Gordon erased those sins with a grand slam in the fifth against Cleveland starter Corey Kluber. Gordon put a 392-foot charge into a 3-0 fastball.
“I was just looking fastball and hopefully it would be a strike,” he said. “I was just trying to drive the ball with the bases loaded. Maybe put it in a gap. I just got out in front of it and put a good swing on it.”
So Tim Collins inherited a 4-4 tie when he began the seventh inning by walking Asdrubal Cabrera and Jason Kipnis. That brought Aaron Crow into the game just as a light rain started to fall.
It was Collins’ second straight forgettable performance. He surrendered three runs in one-third of an inning Sunday in a 9-8 victory at Minnesota. His ERA has jumped from 2.51 to 4.03 over his last two outings
“I can’t say it’s everything because I’m falling behind, and I can’t throw my off-speed (pitches),” Collins said.
“When you’re not throwing strikes with your fastball, they’re not even going to swing at your off-speed (pitches). You can’t even throw it. Right now, it’s just (a lack of) fastball command and getting ahead of hitters.”
Crow immediately loaded the bases by walking Nick Swisher before Carlos Santana sent a sacrifice fly to deep center for a 5-4 lead. Kipnis moved to third on the play.
Mark Reynolds struck out, but Jason Giambi pulled an RBI double into the right-field corner that made it 6-4. In short, those two inning-opening walks by Collins, 2-3, both scored.
Yost deflected a question about altering roles in his bullpen.
“Right now, I don’t know what I’m going to do,” he said. “We just lost a tough game where we walked eight guys and hit a batter. I don’t make decisions when I’m a little upset.”
The Royals struck back in the eighth inning after Hosmer led off with a single against Vinnie Pestano. Billy Butler followed with an RBI double on a grounder past third.
Pinch-runner Elliot Johnson took third on Salvy Perez’s grounder to first, which prompted the Indians to shorten their infield. Mike Moustakas drew a four-pitch walk.
Up stepped Sunday’s hero, David Lough, who had four extra-base hits in that victory over the Twins, including a homer after Collins and Crow squandered a three-run lead in the seventh.
Not this time: Lough grounded into a second-short-first double play.

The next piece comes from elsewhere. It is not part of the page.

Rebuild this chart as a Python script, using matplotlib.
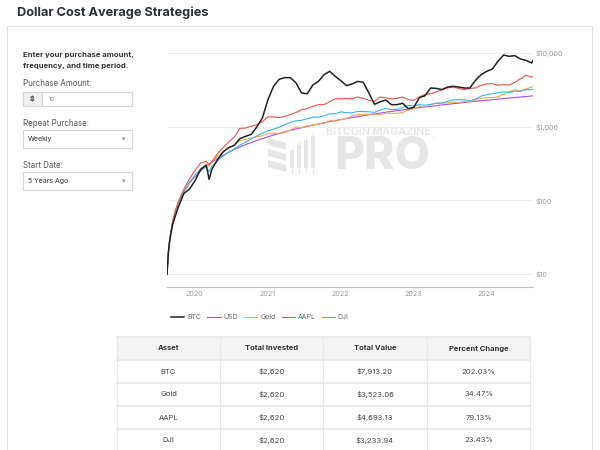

It was a bang-bang play at first.
“I went back and took a peek at it (on tape),” Lough said. “It was a close play. I was out though. It’s one of those situations in baseball where you’ve got to get it where you stay out the double play. I couldn’t do that.”
Perez then survived a shaky ninth inning for his eighth save. Cody Allen, 3-0, got the victory for recording just one out — although it came with two runners on base in the sixth inning.
The loss dropped the Royals to 38-42 and pushed them 5½ games behind first-place Cleveland. Tuesday’s series opener is the first of 20 straight games against opponents with winning records.
“That was a big game,” Gordon admitted. “We could have gained some ground on the Indians. We know it’s going to be a grind when we play them, and that’s what it was tonight.”